The Life and Times of Raymond Robins

Neil V. Salzman

9780873384261
486 pages
The Kent State University Press
Overview
America’s antagonistic relations with the Soviet Union can be traced to the U.S. response to the Bolshevik Revolution.  Within weeks of the revolution, the State Department was considering the military intervention that set the stage for future troubled relations.

Raymond Robins stepped forward in 1917 voicing a minority view that the new regime was sustained by vast support, responding to the needs of workers and peasants.  He and other observers believed that friendship and cooperation with Communist Russia would best serve Allied interests.

At Theodore Roosevelt’s suggestion, Robins was appointed to the American Red Cross Commission to Russia in 1917, arriving in Petrograd to witness the last two months of the Provisional Government and the Bolshevik Revolution.  He was then appointed first in command and took the initiative to discuss with Trotsky and Lenin the fate of American and other Allied representatives and all other key issues in the new United States-Soviet relationship.

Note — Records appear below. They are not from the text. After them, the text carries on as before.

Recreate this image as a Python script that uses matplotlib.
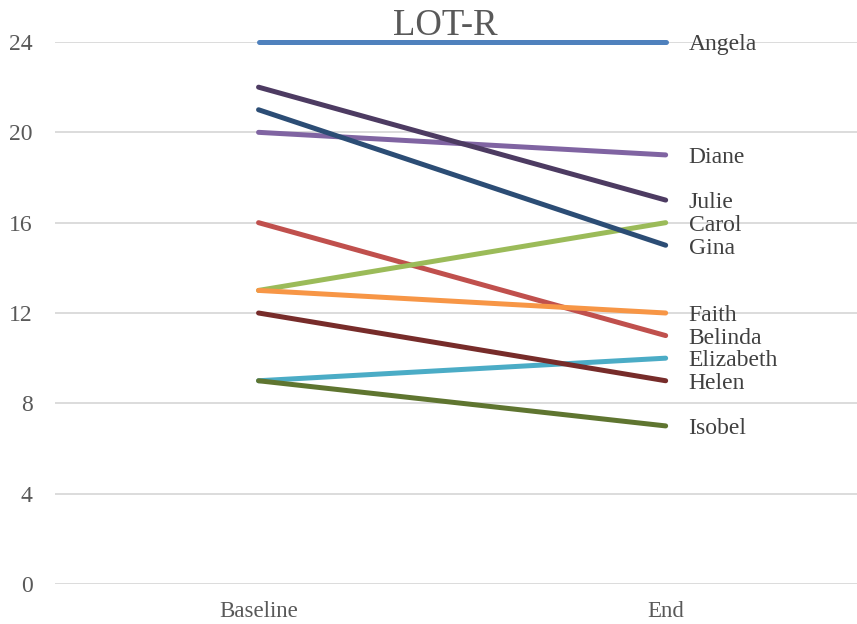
import matplotlib.pyplot as plt

plt.rcParams['font.family'] = ['Liberation Serif', 'DejaVu Serif']

# data
names = ["Angela", "Belinda", "Carol", "Diane", "Elizabeth",
         "Faith", "Gina", "Helen", "Isobel", "Julie"]
baseline = [24, 16, 13, 20, 9, 13, 21, 12, 9, 22]
end = [24, 11, 16, 19, 10, 12, 15, 9, 7, 17]
periods = ["Baseline", "End"]
colors = ["#4F81BD", "#C0504D", "#9BBB59", "#8064A2", "#4BACC6",
          "#F79646", "#2C4D75", "#772C2A", "#5F7530", "#4D3B62"]

fig = plt.figure(figsize=(8.57, 6.24), dpi=100)
ax = fig.add_axes([55 / 857, 1 - 584 / 624, 1 - 55 / 857, (584 - 42) / 624])

xs = [0, 1]
for name, b, e, c in zip(names, baseline, end, colors):
    ax.plot(xs, [b, e], color=c, lw=3.6, solid_capstyle='round', clip_on=False, zorder=3)
    ax.annotate(name, xy=(1, e), xytext=(16.5, -2), textcoords='offset points',
                va='center', ha='left', fontsize=17, color='#404040')

ax.set_xlim(-0.5, 1.47)
ax.set_ylim(0, 24)
ax.set_yticks(range(0, 25, 4))
ax.set_xticks(xs)
ax.set_xticklabels(periods)
ax.grid(axis='y', color='#D9D9D9', lw=1.3)
ax.set_axisbelow(True)
for s in ax.spines.values():
    s.set_visible(False)
ax.tick_params(length=0, labelsize=17, labelcolor='#595959')
ax.tick_params(axis='y', pad=16)
ax.tick_params(axis='x', pad=12, labelsize=16.5)

fig.text(445 / 857, 1 - 26 / 624, "LOT-R", ha='center', va='center', fontsize=26.5, color='#595959')

fig.savefig("out.png", dpi=100)
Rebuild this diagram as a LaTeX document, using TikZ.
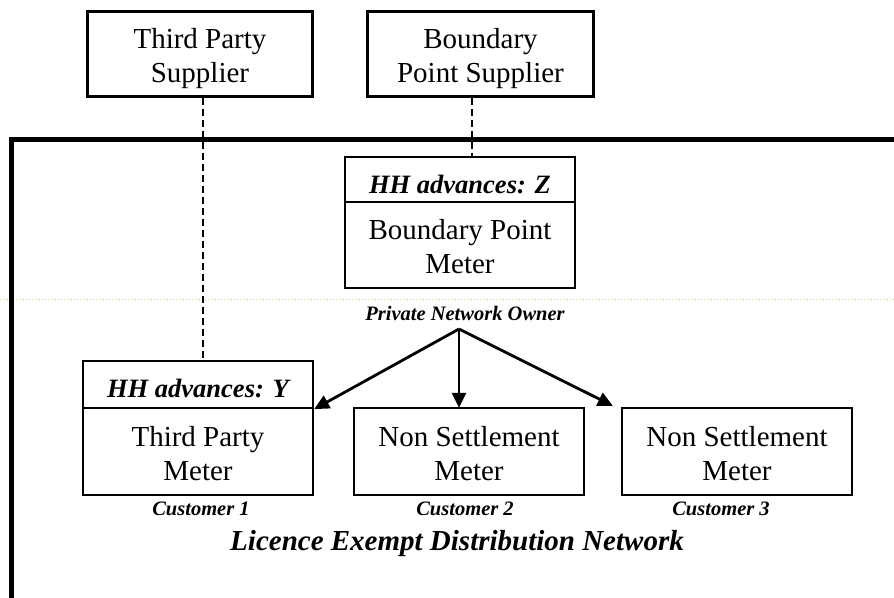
\documentclass[tikz,border=0pt]{standalone}
\usepackage{fontspec}
\setmainfont{Liberation Serif}
\usetikzlibrary{arrows.meta,calc}
\definecolor{faintline}{RGB}{210,210,150}
\begin{document}
\begin{tikzpicture}[x=1pt,y=-1pt,
  box/.style={draw, line width=2.3pt, inner sep=0pt},
  maintxt/.style={font=\fontsize{29}{33.5}\selectfont, align=center, inner sep=0pt, anchor=base},
  hhtxt/.style={font=\fontsize{26.5}{30}\selectfont\bfseries\itshape, inner sep=0pt, anchor=base},
  smalltxt/.style={font=\fontsize{20.5}{24}\selectfont\bfseries\itshape, inner sep=0pt, anchor=base},
  bigtxt/.style={font=\fontsize{29}{33}\selectfont\bfseries\itshape, inner sep=0pt, anchor=base},
  dashlink/.style={dash pattern=on 7pt off 4pt, line width=1.3pt},
  arrowlink/.style={line width=2.8pt, -{Triangle[length=15pt,width=14pt]}},
  framestyle/.style={line width=5pt, line join=miter}
]
\useasboundingbox (0,0) rectangle (894,597);

% faint page line
\draw[faintline, line width=1.2pt, dotted] (0,299.5) -- (894,299.5);

% network boundary frame
\coordinate (fbl) at (11.5,605);
\coordinate (ftl) at (11.5,139);
\coordinate (ftr) at (905,139);
\draw[framestyle] (fbl) -- (ftl) -- (ftr);

% boxes
\node[box, minimum width=225pt, minimum height=85pt] (TPS) at (200,54) {};
\node[box, minimum width=226pt, minimum height=85pt] (BPS) at (480.5,54) {};
\node[box, minimum width=230pt, minimum height=45pt] (BPMtop) at (460,179.5) {};
\node[box, minimum width=230pt, minimum height=86pt] (BPMbot) at (460,245) {};
\node[box, minimum width=230pt, minimum height=47pt] (TPMtop) at (198,384.5) {};
\node[box, minimum width=230pt, minimum height=87pt] (TPMbot) at (198,451.5) {};
\node[box, minimum width=230pt, minimum height=87pt] (NSM2) at (469,451.5) {};
\node[box, minimum width=230pt, minimum height=87pt] (NSM3) at (737,451.5) {};

% texts (base anchor = baseline of the last line)
\node[maintxt] (TPSt) at (200,82) {Third Party\\Supplier};
\node[maintxt] (BPSt) at (480.5,82) {Boundary\\Point Supplier};
\node[hhtxt] (BPMtopt) at (460,193) {HH advances: Z};
\node[maintxt] (BPMbott) at (460,273) {Boundary Point\\Meter};
\node[hhtxt] (TPMtopt) at (198,397) {HH advances: Y};
\node[maintxt] (TPMbott) at (198,480) {Third Party\\Meter};
\node[maintxt] (NSM2t) at (469,480) {Non Settlement\\Meter};
\node[maintxt] (NSM3t) at (737,480) {Non Settlement\\Meter};
\node[smalltxt] (PNO) at (465,320) {Private Network Owner};
\node[smalltxt] (C1) at (201,515) {Customer 1};
\node[smalltxt] (C2) at (465,515) {Customer 2};
\node[smalltxt] (C3) at (721,515) {Customer 3};
\node[bigtxt] (LEDN) at (457,550) {Licence Exempt Distribution Network};

% dashed supplier links
\draw[dashlink] ([xshift=3pt]TPS.south) -- ([xshift=3pt]TPS.south |- TPMtop.north);
\draw[dashlink] ([xshift=-8.5pt]BPS.south) -- ([xshift=-8.5pt]BPS.south |- BPMtop.north);

% owner arrows
\coordinate (hub) at (459,329);
\draw[arrowlink] (hub) -- (TPMtop.south east);
\draw[arrowlink] (hub) -- ([yshift=-1pt]hub |- NSM2.north);
\draw[arrowlink] (hub) -- ($(NSM3.north west)+(-8,-1)$);
\end{tikzpicture}
\end{document}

Robins had played a central role in many important aspects of American life in the first decades of the 20th century and had gained a reputation as a great lawyer for the cause of reform.  His years of experience in American reform affected his conclusions about the tumultuous events in Russia, and his pragmatic understanding of the realities facing Russian masses, the Soviets of Soldiers, Sailors, and Workers, and the Bolshevik leadership was astute, accurate and prophetic.  In 1918 he predicted the “breakdown of Bolshevik formulas” under economic pressures that ultimately resulted in the dissolution of the Soviet Union.